Trains, Boats, Automobiles, and Airplanes

Trains are a specialized form of transport: they are very good at some things, and not so good at others. In doing research for Nature’s Metropolis, William Cronon uncovered a gem of a quotation in Robert Harris’ Out-Letters dated 29 August 1868. Harris explained to an irate customer why the cost to transport freight a short distance was the same as a longer distance:

A Railroad is a cheap means of transportation for long distances and relatively less cheap as the distance diminishes until, when it becomes very small a wheel-barrow is the cheapest—and for still smaller distances a shovel.
—Robert Harris 1868, as cited in Cronon 1991, 84

When the country was first settled, cities, like Chicago, were established along waterways—lakes, navigable rivers, coastlines.
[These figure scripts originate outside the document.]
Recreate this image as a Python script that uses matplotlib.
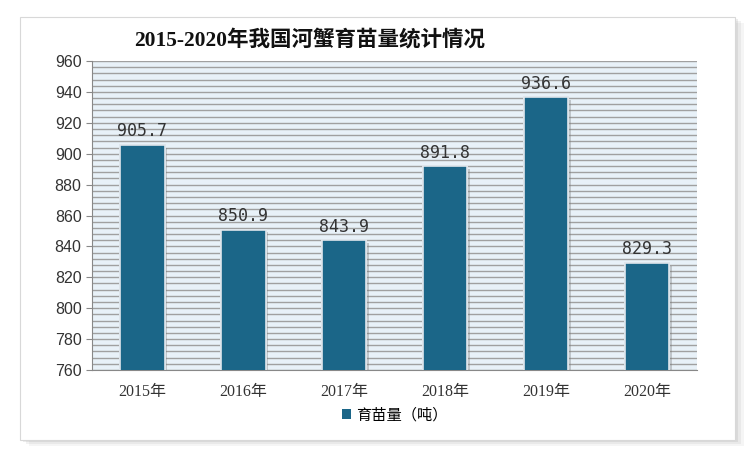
import matplotlib.pyplot as plt
import matplotlib.patheffects as pe
from matplotlib.patches import Rectangle, Patch

years = ['2015年', '2016年', '2017年', '2018年', '2019年', '2020年']
values = [905.7, 850.9, 843.9, 891.8, 936.6, 829.3]

plt.rcParams['font.family'] = ['Liberation Sans', 'Noto Sans CJK SC']

fig = plt.figure(figsize=(7.5, 4.57), dpi=100)

# white card with a soft shadow (behind the axes)
for off, a in [(0.012, 0.08), (0.008, 0.10), (0.004, 0.14)]:
    fig.patches.append(Rectangle((0.027 + off, 0.037 - off), 0.953, 0.925,
                                 transform=fig.transFigure, facecolor='gray',
                                 alpha=a, edgecolor='none', zorder=-3))
fig.patches.append(Rectangle((0.027, 0.037), 0.953, 0.925, transform=fig.transFigure,
                             facecolor='white', edgecolor='#d8d8d8', linewidth=0.8, zorder=-2))

ax = fig.add_axes([0.1227, 0.1904, 0.807, 0.676])
ax.set_facecolor('#e8f1f8')

x = range(len(years))
bars = ax.bar(x, values, width=0.44, color='#1b6688', edgecolor='#dfe6ec',
              linewidth=1.2, zorder=3)
for b in bars:
    b.set_path_effects([pe.withSimplePatchShadow(offset=(2, -2), shadow_rgbFace='#777777', alpha=0.35), pe.Normal()])

for i, v in enumerate(values):
    ax.text(i, v + 3, f'{v}', ha='center', va='bottom', fontsize=12,
            family=['DejaVu Sans Mono'], color='#333333', zorder=4)

ax.set_ylim(760, 960)
ax.set_xlim(-0.5, 5.5)
ax.set_yticks(range(760, 961, 20))
ax.set_yticks(range(760, 961, 4), minor=True)
ax.grid(axis='y', which='both', color='#a0a0a0', linewidth=1.0, zorder=1)
ax.set_axisbelow(True)
ax.tick_params(axis='y', which='minor', length=0)
ax.tick_params(axis='y', which='major', length=4, color='#888888', labelsize=11.5,
               labelcolor='#333333')
ax.set_xticks(list(x))
ax.set_xticklabels(years, family=['Liberation Serif', 'Noto Sans CJK SC'], fontsize=11.5,
                   color='#333333')
ax.tick_params(axis='x', length=0, pad=10)
for s in ['top', 'right']:
    ax.spines[s].set_visible(False)
ax.spines['left'].set_color('#888888')
ax.spines['bottom'].set_color('#888888')

fig.text(0.413, 0.912, '2015-2020年我国河蟹育苗量统计情况', ha='center', va='center',
         fontsize=15.5, fontweight='bold', family=['Liberation Serif', 'Noto Sans CJK SC'],
         color='#111111')

handle = Patch(facecolor='#1b6688', edgecolor='none')
leg = ax.legend([handle], ['育苗量（吨）'], loc='center', bbox_to_anchor=(0.5, -0.146),
                frameon=False, handlelength=0.6, handleheight=0.6,
                handletextpad=0.3, prop={'family': ['Noto Sans CJK SC'], 'size': 11})

fig.savefig('out.png', dpi=100)
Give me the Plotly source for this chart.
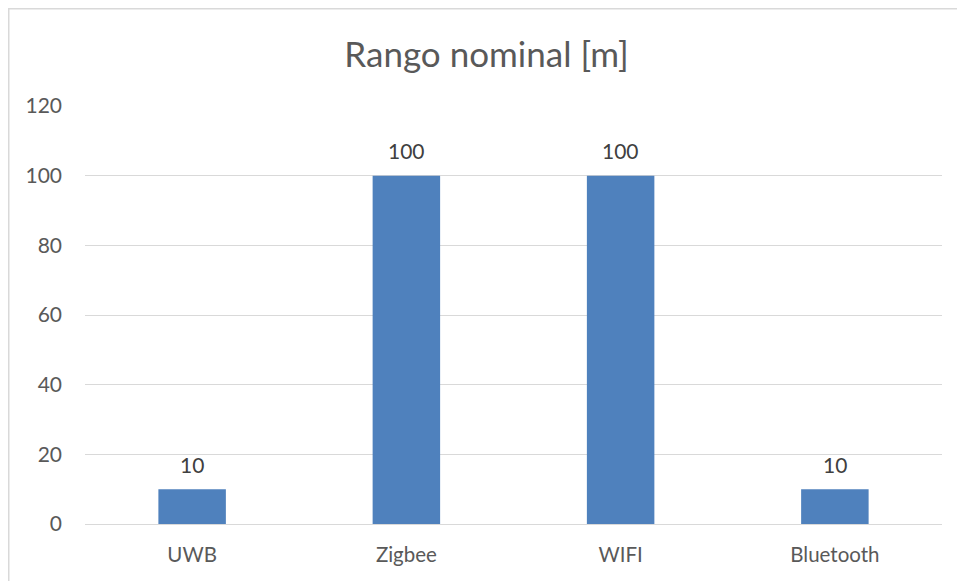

As railroads were built, cities tended to cluster along the tracks. As the National Highway System was built, some cities and industries were built along the highways and improved road network. It will be interesting to see what happens after peak oil. Will innovative new rail systems replace the highway system?

A graphic map of Chicago made in 1931. Illustration by Charles Turzak and Henry Chapman.

This incredibly detailed bird’s-eye view of Chicago, produced just before the World’s Fair, offers a quirky street-level view of the city. Stepping back, Chicago looks remarkably like the United States, with Navy Pier as Florida. Even as the Great Depression set in, this map is brimming with optimism. The air above, full of airplanes, seems to foreshadow American trains eventually losing their preeminence, at least during the second half of the twentieth century.

CB&Q booklet advertising shipping cars by rail or renting automobiles at the customer’s destination, c. 1940.

This brochure represents the effort by the Burlington to adapt to the automobile’s steady encroachment on passenger traffic. A decade and a half later, the Federal Aid Highway Act of 1956 was a serious blow to passenger train travel, with profound implications for the reshaping of the American landscape.